◆ **EXERCISE OBJECTIVE**: Copy the records below verbatim, from the first line through the line containing "Chart.register(...registerables);", inclusive, and output nothing else.

◆ **ROWS**:
============

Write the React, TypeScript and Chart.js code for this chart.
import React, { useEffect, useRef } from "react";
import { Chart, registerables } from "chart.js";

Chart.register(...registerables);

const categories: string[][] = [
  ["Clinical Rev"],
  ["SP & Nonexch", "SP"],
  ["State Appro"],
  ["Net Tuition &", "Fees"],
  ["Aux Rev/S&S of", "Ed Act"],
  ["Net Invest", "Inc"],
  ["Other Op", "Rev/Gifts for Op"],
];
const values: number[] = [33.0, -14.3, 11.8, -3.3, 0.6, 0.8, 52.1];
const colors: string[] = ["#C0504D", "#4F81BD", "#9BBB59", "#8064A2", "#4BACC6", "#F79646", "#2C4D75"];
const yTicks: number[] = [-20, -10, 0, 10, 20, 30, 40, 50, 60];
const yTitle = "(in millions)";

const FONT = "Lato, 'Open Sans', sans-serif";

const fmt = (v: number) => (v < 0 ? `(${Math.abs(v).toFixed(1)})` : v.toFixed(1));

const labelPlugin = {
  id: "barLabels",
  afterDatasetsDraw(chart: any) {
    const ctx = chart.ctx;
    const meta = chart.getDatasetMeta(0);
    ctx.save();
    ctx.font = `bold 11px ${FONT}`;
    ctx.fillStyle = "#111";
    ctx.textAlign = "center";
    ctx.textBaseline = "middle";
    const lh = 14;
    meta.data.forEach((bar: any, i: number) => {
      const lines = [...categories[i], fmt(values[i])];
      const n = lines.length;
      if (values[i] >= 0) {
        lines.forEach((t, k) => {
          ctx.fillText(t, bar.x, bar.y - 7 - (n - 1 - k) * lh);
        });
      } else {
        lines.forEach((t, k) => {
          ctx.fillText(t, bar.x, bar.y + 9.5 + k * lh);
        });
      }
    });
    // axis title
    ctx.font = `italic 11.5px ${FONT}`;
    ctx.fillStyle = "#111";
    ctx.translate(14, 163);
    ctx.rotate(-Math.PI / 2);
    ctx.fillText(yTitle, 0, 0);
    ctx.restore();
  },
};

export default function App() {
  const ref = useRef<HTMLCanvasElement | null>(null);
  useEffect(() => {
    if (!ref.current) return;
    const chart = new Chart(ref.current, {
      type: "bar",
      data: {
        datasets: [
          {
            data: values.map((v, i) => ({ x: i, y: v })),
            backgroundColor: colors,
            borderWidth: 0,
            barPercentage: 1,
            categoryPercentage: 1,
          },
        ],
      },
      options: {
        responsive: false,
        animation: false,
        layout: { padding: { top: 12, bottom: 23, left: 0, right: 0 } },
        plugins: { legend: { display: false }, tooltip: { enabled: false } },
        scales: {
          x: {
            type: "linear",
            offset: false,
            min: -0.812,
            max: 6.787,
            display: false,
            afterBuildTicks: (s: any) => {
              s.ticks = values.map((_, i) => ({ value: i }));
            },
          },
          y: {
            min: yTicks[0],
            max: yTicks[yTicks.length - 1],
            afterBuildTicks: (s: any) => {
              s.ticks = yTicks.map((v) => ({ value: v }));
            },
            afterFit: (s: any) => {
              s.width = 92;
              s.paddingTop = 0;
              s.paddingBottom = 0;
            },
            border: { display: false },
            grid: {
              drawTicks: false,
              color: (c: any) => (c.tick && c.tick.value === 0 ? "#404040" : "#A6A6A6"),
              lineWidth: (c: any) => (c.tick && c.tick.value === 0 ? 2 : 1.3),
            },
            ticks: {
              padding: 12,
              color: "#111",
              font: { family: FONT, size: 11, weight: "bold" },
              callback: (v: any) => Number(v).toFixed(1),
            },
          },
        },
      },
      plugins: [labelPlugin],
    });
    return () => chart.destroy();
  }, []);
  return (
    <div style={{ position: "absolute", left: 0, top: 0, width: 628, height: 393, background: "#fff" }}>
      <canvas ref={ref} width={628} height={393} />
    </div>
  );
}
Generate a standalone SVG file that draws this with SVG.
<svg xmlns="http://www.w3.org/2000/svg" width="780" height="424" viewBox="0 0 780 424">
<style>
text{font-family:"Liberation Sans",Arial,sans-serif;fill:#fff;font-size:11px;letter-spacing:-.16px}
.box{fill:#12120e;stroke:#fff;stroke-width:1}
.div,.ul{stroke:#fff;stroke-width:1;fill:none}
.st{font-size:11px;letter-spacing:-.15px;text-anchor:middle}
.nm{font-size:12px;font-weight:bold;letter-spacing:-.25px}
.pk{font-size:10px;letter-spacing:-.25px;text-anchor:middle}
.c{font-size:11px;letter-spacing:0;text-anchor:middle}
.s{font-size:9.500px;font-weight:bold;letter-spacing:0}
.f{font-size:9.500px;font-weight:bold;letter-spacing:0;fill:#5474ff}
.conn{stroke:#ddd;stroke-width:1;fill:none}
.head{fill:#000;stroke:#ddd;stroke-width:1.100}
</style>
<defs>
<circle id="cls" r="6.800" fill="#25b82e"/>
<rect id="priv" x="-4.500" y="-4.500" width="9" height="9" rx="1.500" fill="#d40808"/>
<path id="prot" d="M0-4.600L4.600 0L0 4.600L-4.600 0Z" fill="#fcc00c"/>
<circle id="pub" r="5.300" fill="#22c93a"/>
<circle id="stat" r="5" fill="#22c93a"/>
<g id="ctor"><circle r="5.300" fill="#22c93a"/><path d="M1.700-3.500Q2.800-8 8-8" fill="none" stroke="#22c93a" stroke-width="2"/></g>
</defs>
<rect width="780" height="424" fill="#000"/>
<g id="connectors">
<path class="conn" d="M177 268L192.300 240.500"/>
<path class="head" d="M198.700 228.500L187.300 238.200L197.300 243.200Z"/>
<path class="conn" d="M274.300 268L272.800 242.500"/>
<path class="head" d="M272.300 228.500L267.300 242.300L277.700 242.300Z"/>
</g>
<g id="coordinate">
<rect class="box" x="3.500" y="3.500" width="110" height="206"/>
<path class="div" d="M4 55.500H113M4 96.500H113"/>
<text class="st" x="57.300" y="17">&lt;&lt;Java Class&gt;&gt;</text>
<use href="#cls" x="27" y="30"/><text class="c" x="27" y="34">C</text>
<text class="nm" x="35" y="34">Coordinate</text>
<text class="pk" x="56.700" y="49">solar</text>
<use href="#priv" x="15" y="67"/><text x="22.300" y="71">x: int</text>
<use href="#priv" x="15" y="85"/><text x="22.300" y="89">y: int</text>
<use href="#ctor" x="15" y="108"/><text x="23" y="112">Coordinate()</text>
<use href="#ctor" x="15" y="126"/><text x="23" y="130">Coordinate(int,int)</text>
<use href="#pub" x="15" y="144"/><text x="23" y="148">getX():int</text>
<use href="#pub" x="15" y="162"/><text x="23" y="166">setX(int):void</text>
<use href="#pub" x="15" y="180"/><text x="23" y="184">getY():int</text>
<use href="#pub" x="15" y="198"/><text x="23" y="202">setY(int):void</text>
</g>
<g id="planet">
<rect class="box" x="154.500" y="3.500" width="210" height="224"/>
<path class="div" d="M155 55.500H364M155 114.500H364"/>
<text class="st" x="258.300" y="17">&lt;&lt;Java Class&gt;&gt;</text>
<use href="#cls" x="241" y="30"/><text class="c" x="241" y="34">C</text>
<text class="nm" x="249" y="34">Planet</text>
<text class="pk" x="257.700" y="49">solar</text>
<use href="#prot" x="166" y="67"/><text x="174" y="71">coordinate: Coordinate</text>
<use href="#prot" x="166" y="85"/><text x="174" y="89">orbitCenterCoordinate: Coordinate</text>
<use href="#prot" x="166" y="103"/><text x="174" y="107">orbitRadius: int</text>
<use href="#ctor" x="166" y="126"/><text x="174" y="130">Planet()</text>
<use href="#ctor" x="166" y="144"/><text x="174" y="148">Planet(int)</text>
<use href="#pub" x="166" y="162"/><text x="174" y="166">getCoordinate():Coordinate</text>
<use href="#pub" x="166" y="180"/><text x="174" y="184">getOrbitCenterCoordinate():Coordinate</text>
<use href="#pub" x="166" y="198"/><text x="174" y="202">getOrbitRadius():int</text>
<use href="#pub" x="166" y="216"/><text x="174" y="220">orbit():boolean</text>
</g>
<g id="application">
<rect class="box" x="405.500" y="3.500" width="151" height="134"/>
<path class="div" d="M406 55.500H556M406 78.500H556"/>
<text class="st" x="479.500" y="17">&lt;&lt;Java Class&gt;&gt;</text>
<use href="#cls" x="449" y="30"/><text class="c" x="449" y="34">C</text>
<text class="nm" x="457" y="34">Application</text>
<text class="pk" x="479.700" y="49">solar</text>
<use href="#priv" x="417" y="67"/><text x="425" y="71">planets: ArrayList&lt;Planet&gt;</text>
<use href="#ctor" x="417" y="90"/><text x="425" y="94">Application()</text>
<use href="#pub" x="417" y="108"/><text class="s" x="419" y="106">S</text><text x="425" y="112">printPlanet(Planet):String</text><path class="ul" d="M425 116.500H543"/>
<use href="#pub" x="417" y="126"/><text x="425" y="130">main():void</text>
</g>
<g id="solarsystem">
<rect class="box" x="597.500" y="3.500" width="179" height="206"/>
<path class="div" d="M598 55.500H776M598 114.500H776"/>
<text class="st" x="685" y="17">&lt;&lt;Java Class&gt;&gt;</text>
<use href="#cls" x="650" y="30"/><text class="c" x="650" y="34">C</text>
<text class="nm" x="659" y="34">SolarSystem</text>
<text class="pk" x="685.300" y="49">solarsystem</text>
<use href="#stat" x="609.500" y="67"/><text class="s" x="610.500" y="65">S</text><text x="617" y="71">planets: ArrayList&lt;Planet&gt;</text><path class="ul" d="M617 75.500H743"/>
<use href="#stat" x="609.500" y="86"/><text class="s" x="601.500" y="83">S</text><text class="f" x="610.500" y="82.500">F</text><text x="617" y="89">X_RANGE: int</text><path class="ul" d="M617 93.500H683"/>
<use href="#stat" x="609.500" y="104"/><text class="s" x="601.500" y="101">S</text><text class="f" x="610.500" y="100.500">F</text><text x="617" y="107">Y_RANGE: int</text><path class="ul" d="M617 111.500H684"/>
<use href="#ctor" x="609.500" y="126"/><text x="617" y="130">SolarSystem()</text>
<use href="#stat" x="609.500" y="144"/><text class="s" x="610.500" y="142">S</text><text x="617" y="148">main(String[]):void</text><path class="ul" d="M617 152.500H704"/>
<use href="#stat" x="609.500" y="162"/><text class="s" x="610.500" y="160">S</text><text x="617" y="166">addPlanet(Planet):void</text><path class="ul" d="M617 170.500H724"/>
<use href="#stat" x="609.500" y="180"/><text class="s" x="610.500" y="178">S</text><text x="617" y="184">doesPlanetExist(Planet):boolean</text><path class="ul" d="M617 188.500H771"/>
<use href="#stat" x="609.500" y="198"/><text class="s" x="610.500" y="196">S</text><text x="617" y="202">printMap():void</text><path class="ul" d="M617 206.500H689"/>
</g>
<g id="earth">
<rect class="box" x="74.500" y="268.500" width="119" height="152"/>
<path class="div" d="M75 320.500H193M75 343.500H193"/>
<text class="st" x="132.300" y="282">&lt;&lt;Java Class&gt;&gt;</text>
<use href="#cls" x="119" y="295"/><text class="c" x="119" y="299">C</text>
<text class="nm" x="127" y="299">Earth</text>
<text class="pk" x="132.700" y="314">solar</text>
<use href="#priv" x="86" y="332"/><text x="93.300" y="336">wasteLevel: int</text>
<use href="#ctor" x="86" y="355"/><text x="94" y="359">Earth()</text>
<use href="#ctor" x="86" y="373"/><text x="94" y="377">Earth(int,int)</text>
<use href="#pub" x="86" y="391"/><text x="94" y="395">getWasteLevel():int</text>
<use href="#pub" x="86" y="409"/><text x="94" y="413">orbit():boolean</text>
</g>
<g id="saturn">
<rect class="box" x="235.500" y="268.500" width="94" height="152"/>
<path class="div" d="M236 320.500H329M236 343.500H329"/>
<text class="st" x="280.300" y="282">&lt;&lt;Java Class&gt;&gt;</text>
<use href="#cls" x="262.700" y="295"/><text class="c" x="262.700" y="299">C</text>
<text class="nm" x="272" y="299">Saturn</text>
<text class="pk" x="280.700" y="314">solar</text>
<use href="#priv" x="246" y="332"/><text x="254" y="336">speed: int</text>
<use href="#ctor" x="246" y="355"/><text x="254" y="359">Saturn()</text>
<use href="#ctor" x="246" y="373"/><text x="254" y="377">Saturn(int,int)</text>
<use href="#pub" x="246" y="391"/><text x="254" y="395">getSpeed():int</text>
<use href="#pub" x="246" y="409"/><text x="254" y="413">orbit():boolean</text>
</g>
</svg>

============

◆ **RESPONSE TO THIS TASK**:
Write the React, TypeScript and Chart.js code for this chart.
import React, { useEffect, useRef } from "react";
import { Chart, registerables } from "chart.js";

Chart.register(...registerables);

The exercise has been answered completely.